The raw power of the storytelling carries it. ORV doesn’t try to meet the global audience halfway. It simply invites you to come along and catch up, and if you can keep up, you’re going to find something amazing waiting at the end of the train ride anyway.
So no—don’t use omniscient viewpoint in your novel. That rule is there for a reason. But if I can’t talk you out of breaking it, you sure as hell better be ready to break everything else, too. Structure, perspective, plot armor, and even the idea of who gets to tell the story.
ORV is stunning in its audacity. It would have been so easy to get it wrong and yet the author didn’t.
The Dark Herald Recommends with Enthusiasm (4.5 / 5)
I’m quite enjoying your overviews of the big-name webtoons. It does the heart good to know that in the modern era, people are still pushing entertainment to new heights in novel media.
This one in particular looks extremely interesting.
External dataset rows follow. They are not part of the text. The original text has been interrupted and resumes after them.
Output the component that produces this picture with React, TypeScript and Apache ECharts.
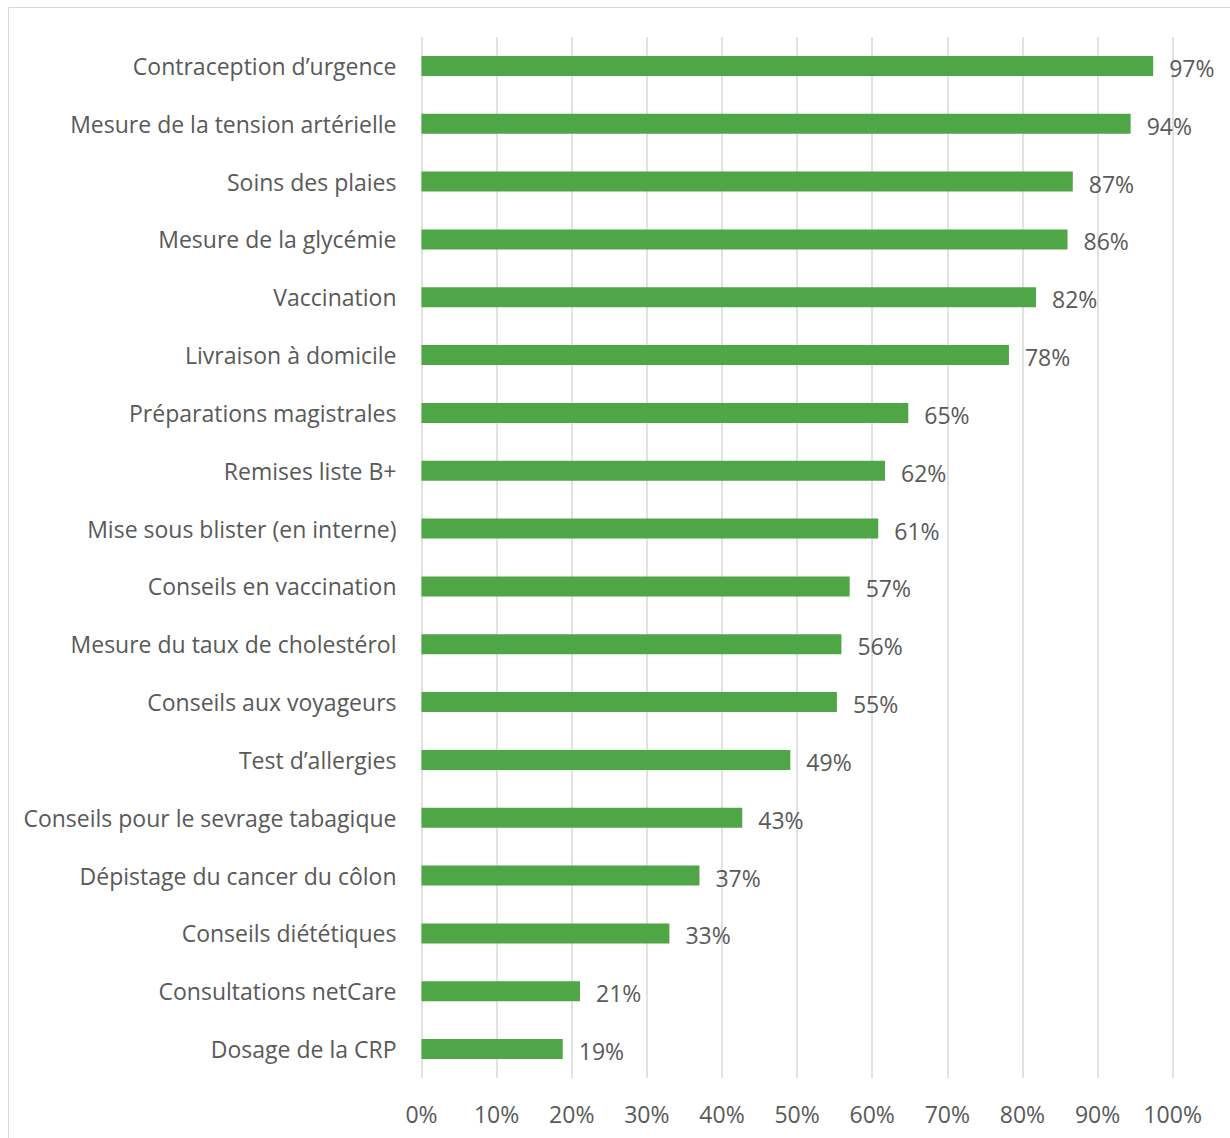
import React, { useEffect, useRef } from "react";
import * as echarts from "echarts";

const categories = [
  "Contraception d’urgence",
  "Mesure de la tension artérielle",
  "Soins des plaies",
  "Mesure de la glycémie",
  "Vaccination",
  "Livraison à domicile",
  "Préparations magistrales",
  "Remises liste B+",
  "Mise sous blister (en interne)",
  "Conseils en vaccination",
  "Mesure du taux de cholestérol",
  "Conseils aux voyageurs",
  "Test d’allergies",
  "Conseils pour le sevrage tabagique",
  "Dépistage du cancer du côlon",
  "Conseils diététiques",
  "Consultations netCare",
  "Dosage de la CRP",
];

const values = [97.4, 94.4, 86.7, 86.0, 81.8, 78.2, 64.8, 61.7, 60.8, 57.0, 55.9, 55.3, 49.1, 42.7, 37.0, 33.0, 21.1, 18.8];

const xTicks = [0, 10, 20, 30, 40, 50, 60, 70, 80, 90, 100];

const FONT = "'Open Sans', sans-serif";
const TEXT = "#595959";
const FS = 23;

export default function App() {
  const ref = useRef<HTMLDivElement>(null);
  useEffect(() => {
    if (!ref.current) return;
    const chart = echarts.init(ref.current, undefined, { renderer: "svg" });
    chart.setOption({
      animation: false,
      backgroundColor: "#ffffff",
      textStyle: { fontFamily: FONT },
      graphic: [
        {
          type: "rect",
          shape: { x: 8.5, y: 7.5, width: 1400, height: 1400 },
          style: { fill: "none", stroke: "#d9d9d9", lineWidth: 1 },
          silent: true,
          z: -10,
        },
      ],
      grid: { left: 421.5, right: 57.3, top: 37, bottom: 60, containLabel: false },
      xAxis: {
        type: "value",
        min: xTicks[0],
        max: xTicks[xTicks.length - 1],
        interval: 10,
        axisLine: { show: false },
        axisTick: { show: false },
        splitLine: { show: true, lineStyle: { color: "#d9d9d9", width: 1.5 } },
        axisLabel: {
          color: TEXT,
          fontSize: FS,
          fontFamily: FONT,
          margin: 24,
          formatter: (v: number) => `${v}%`,
        },
      },
      yAxis: {
        type: "category",
        data: categories,
        inverse: true,
        axisLine: { show: false },
        axisTick: { show: false },
        axisLabel: { color: TEXT, fontSize: FS, fontFamily: FONT, margin: 25 },
      },
      series: [
        {
          type: "bar",
          data: values,
          barWidth: 20,
          itemStyle: { color: "#4ea646" },
          label: {
            show: true,
            position: "right",
            distance: 16,
            offset: [0, 2],
            color: TEXT,
            fontSize: FS,
            fontFamily: FONT,
            formatter: (p: any) => `${Math.round(p.value)}%`,
          },
        },
      ],
    });
    return () => chart.dispose();
  }, []);
  return (
    <div
      ref={ref}
      style={{ position: "absolute", left: 0, top: 0, width: 1230, height: 1138 }}
    />
  );
}
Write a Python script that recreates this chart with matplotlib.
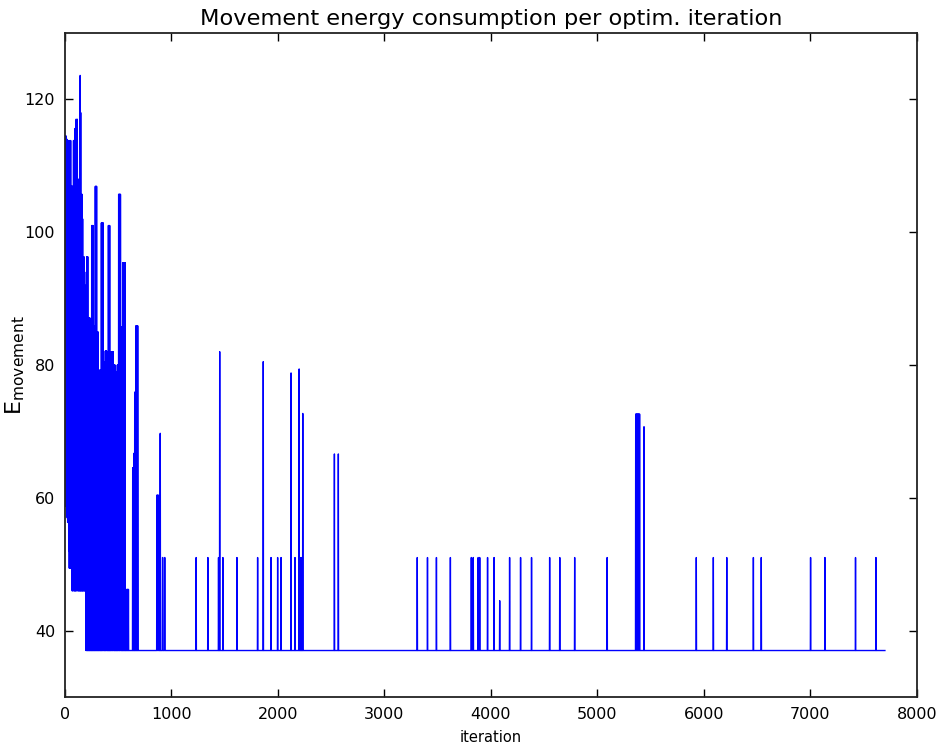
import numpy as np
import matplotlib
matplotlib.use("Agg")
import matplotlib.pyplot as plt

plt.rcParams['font.family'] = ['DejaVu Sans']

# number of optimisation iterations
n_iter = 7700
base_val = 37.0

# first ~200 iterations: value held from each change point until the next one
early_iter = [0, 3, 5, 7, 9, 11, 13, 14, 17, 19, 22, 24, 27, 29, 32, 34, 37, 39,
              42, 44, 47, 49, 52, 55, 58, 60, 63, 66, 69, 71, 74, 76, 79, 82, 85,
              87, 91, 94, 97, 99, 103, 106, 109, 111, 114, 117, 120, 122, 125, 128,
              130, 134, 136, 141, 144, 147, 149, 152, 154, 159, 162, 165, 167, 170,
              172, 178, 181, 184, 186, 190, 192]
early_val = [114.5, 58.7, 112, 60, 114.5, 62, 100, 58.7, 114, 57, 113.8, 56.3, 108, 56.3,
             113.8, 52, 100, 49.4, 113.8, 50, 95, 49.4, 113.8, 49.4, 88, 49.4, 107, 46,
             104, 46, 90, 49, 113.8, 46, 113.8, 46, 115.6, 46, 111, 46, 117, 46, 105, 48,
             117, 46, 97, 108, 46, 104, 46, 95, 46, 123.6, 46, 118, 46, 103, 46, 105.7,
             46, 102, 46, 90, 46, 96.3, 46, 94, 46, 80, 46]

# iterations ~195-690: rapid jumps between the baseline and the block's top value
block_iter = [195, 205, 216, 235, 250, 265, 284, 300, 310, 318, 341, 359, 378, 392,
              407, 422, 435, 453, 472, 491, 504, 522, 541, 566, 579, 598, 635, 647,
              654, 666, 685]
block_top = [92, 96.3, 87.1, 84, 101, 85.9, 106.9, 85, 37, 79.2, 101.4, 80.5, 82.1, 82,
             101, 80, 82, 80, 79, 80, 105.7, 85.7, 95.4, 37, 46.2, 37, 64.5, 66.7,
             75.9, 85.9, 37]

# later isolated peaks above the baseline: start iteration, length, value
spike_iter = [862, 872, 893, 915, 935, 1231, 1341, 1441, 1452, 1482, 1614, 1808,
              1861, 1934, 1996, 2028, 2122, 2159, 2198, 2210, 2220, 2232, 2529, 2566,
              3307, 3403, 3487, 3618, 3814, 3832, 3878, 3893, 3967, 4028, 4081, 4174,
              4277, 4380, 4550, 4645, 4785, 5090, 5358, 5364, 5370, 5376, 5382, 5388,
              5394, 5436, 5927, 6087, 6213, 6463, 6537, 7000, 7135, 7422, 7614]
spike_len = [6, 6, 3, 4, 4, 2, 2, 2, 2, 2, 2, 2,
             2, 2, 2, 2, 2, 2, 2, 2, 2, 2, 2, 2,
             2, 2, 2, 2, 3, 3, 3, 3, 2, 2, 2, 2,
             2, 2, 2, 2, 2, 2, 3, 3, 3, 3, 3, 3,
             3, 2, 2, 2, 2, 2, 2, 2, 2, 2, 2]
spike_val = [60.4, 60.4, 69.7, 51, 51, 51, 51, 51, 82, 51, 51, 51,
             80.5, 51, 51, 51, 78.8, 51, 79.4, 51, 51, 72.7, 66.6, 66.6,
             51, 51, 51, 51, 51, 51, 51, 51, 51, 51, 44.5, 51,
             51, 51, 51, 51, 51, 51, 72.6, 72.6, 72.6, 72.6, 72.6, 72.6,
             72.6, 70.7, 51, 51, 51, 51, 51, 51, 51, 51, 51]

energy = np.full(n_iter, base_val)
ends = early_iter[1:] + [block_iter[0]]
for s, e, v in zip(early_iter, ends, early_val):
    energy[s:e] = v
ends = block_iter[1:] + [block_iter[-1]]
for s, e, v in zip(block_iter, ends, block_top):
    for t in range(s, e, 4):
        energy[t:t + 2] = v
for s, l, v in zip(spike_iter, spike_len, spike_val):
    energy[s:s + l] = v
iters = np.arange(n_iter)

fig = plt.figure(figsize=(9.4, 7.51), dpi=100)
ax = fig.add_axes([0.0691, 0.0719, 0.9064, 0.8842])
ax.plot(iters, energy, color='b', linewidth=1.0)

ax.set_xlim(0, 8000)
ax.set_ylim(30, 130)
ax.set_xticks(range(0, 8001, 1000))
ax.set_yticks([40, 60, 80, 100, 120])
ax.tick_params(direction='in', length=6, width=1, top=True, right=True,
               labelsize=11.5, pad=7)
for sp in ax.spines.values():
    sp.set_linewidth(1.3)
    sp.set_color('#222222')

ax.set_title("Movement energy consumption per optim. iteration", fontsize=16.2, pad=6)
ax.set_xlabel("iteration", fontsize=10.5, labelpad=6)
ax.set_ylabel(r"E$_{\mathrm{movement}}$", fontsize=16)
ax.yaxis.set_label_coords(-0.045, 0.5)

fig.savefig("out.png", dpi=100)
It’s admittedly a rather pedestrian comparison, but Undertale and Deltarune do show that there is a massive market for stories that really push the boundaries of playing with overlapping-yet-competing storytelling perspectives and other such themes of meta-fiction (even if Toby Fox’s latest release is a bit lacking of his trademark Ludonarrative experimentation).
That this example is also a played-straight and respectful instance of an old-school action tale focused on redemption is a welcome bonus.